The US Dollar index is under pressure as the week starts. 

The US Dollar Index is trading at around 89.09 down 0.46% on the day so far as tensions of a trade war between the US and China seem to somewhat cool off.

The U.S and China are negotiating trade agreements so that the U.S can have access to Chinese markets. China is willing to buy more semiconductors from the US in addition to opening up the financial services sector to foreign investment, according to the Financial Times.

The China retaliation to US tariffs should have minimal impact as only a “relatively small part of trade is being impacted and the retaliatory steps seem symbolic”. According to BBH analysts.

New York Federal Reserve Bank President William Dudley has a speech scheduled at 17:30 GMT about regulatory reform at the US Chamber of Commerce while Cleveland Federal Reserve Bank President Loretta Mester will speak about monetary policy at 20:30 GMT.

Earlier the Chicago Fed National Activity came in at 0.88 vs 0.19 expected while the Dallas Fed Manufacturing Index in March came in at 21.4 vs 33.4. 
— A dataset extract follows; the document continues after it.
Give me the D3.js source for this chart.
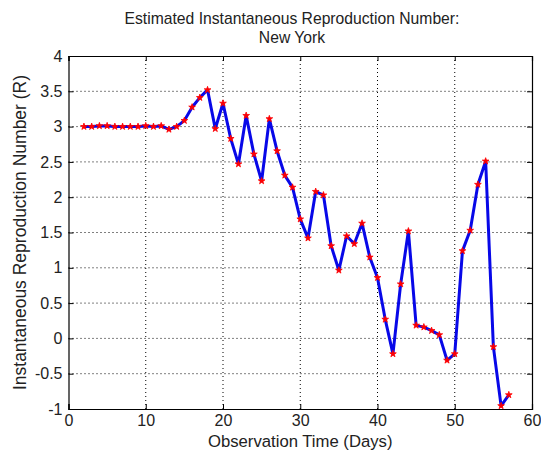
<!DOCTYPE html>
<html><head><meta charset="utf-8">
<script src="https://cdn.jsdelivr.net/npm/d3@7"></script>
<style>body{margin:0;background:#fff}text{font-family:"Liberation Sans",Arial,sans-serif}</style>
</head><body><svg id="c" width="541" height="454"></svg>
<script>
const days = [2,3,4,5,6,7,8,9,10,11,12,13,14,15,16,17,18,19,20,21,22,23,24,25,26,27,28,29,30,31,32,33,34,35,36,37,38,39,40,41,42,43,44,45,46,47,48,49,50,51,52,53,54,55,56,57];
const rValues = [3.0,3.0,3.01,3.01,3.0,3.0,3.0,3.0,3.01,3.0,3.01,2.96,3.0,3.085,3.275,3.41,3.52,2.97,3.33,2.83,2.47,3.156,2.61,2.23,3.11,2.655,2.31,2.14,1.69,1.42,2.08,2.03,1.31,0.965,1.45,1.34,1.63,1.15,0.86,0.27,-0.22,0.77,1.52,0.185,0.16,0.11,0.05,-0.31,-0.22,1.24,1.53,2.18,2.51,-0.12,-0.955,-0.80];
const xTicks = [0,10,20,30,40,50,60];
const yTicks = [-1,-0.5,0,0.5,1,1.5,2,2.5,3,3.5,4];
const titleLines = ["Estimated Instantaneous Reproduction Number:","New York"];
const xLabel = "Observation Time (Days)";
const yLabel = "Instantaneous Reproduction Number (R)";

const svg = d3.select("#c");
const L=68.5,R=532,T=56,B=409;
const x = d3.scaleLinear().domain([0,60]).range([L,R]);
const y = d3.scaleLinear().domain([-1,4]).range([B,T]);

// grid
const g = svg.append("g");
g.selectAll(".gx").data(xTicks.slice(1,-1)).enter().append("line")
 .attr("x1",d=>x(d)).attr("x2",d=>x(d)).attr("y1",T).attr("y2",B)
 .attr("stroke","#000").attr("stroke-width",1).attr("stroke-dasharray","1,3");
g.selectAll(".gy").data(yTicks.slice(1,-1)).enter().append("line")
 .attr("y1",d=>y(d)).attr("y2",d=>y(d)).attr("x1",L).attr("x2",R)
 .attr("stroke","#000").attr("stroke-width",1).attr("stroke-dasharray","1,3");

// axes
const ax = svg.append("g").attr("transform",`translate(0,${B})`)
 .call(d3.axisBottom(x).tickValues(xTicks).tickSize(-5).tickPadding(6).tickFormat(d3.format("d")));
const axTop = svg.append("g").attr("transform",`translate(0,${T})`)
 .call(d3.axisTop(x).tickValues(xTicks).tickSize(-5).tickFormat(""));
const ay = svg.append("g").attr("transform",`translate(${L},0)`)
 .call(d3.axisLeft(y).tickValues(yTicks).tickSize(-5).tickPadding(6).tickFormat(d=>String(d)));
const ayR = svg.append("g").attr("transform",`translate(${R},0)`)
 .call(d3.axisRight(y).tickValues(yTicks).tickSize(-5).tickFormat(""));
[ax,axTop,ay,ayR].forEach(a=>{
  a.selectAll("path").attr("stroke","#000").attr("stroke-width",1.2);
  a.selectAll("line").attr("stroke","#000");
  a.selectAll("text").attr("font-size","16px").attr("fill","#222").attr("font-family","Liberation Sans, Arial, sans-serif");
});

// line
const line = d3.line().x((d,i)=>x(days[i])).y(d=>y(d));
svg.append("path").datum(rValues).attr("d",line).attr("fill","none")
 .attr("stroke","#0808e8").attr("stroke-width",3).attr("stroke-linejoin","round");

// star markers
const star = d3.symbol().type(d3.symbolStar).size(14);
svg.selectAll(".m").data(rValues).enter().append("path")
 .attr("d",star).attr("transform",(d,i)=>`translate(${x(days[i])},${y(d)})`)
 .attr("fill","#f00").attr("stroke","#f00").attr("stroke-width",0.8);

// title
svg.selectAll(".t").data(titleLines).enter().append("text")
 .attr("x",292).attr("y",(d,i)=>24+i*19).attr("text-anchor","middle")
 .attr("font-size","15.7px").attr("fill","#222").text(d=>d);
svg.append("text").attr("x",(L+R)/2).attr("y",447).attr("text-anchor","middle")
 .attr("font-size","16.7px").attr("fill","#222").text(xLabel);
svg.append("text").attr("transform",`translate(26,${(T+B)/2}) rotate(-90)`).attr("text-anchor","middle")
 .attr("font-size","17.5px").attr("fill","#222").text(yLabel);
</script></body></html>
US Dollar Index weekly chart

Weekly support is seen at 89.00 supply/demand level; followed by 88.25 last cyclical low. On the other hand, weekly resistance is seen at the 90.00 psychological mark, followed by 90.96 last cyclical high. 

US Dollar daily chart

Support is seen at 88.50, previous demand level; followed by 88.25 cyclical low. Resistance is seen at 89.45 supply level and the 90.00 psychological mark. Both RSI and MACD are bearishly configured.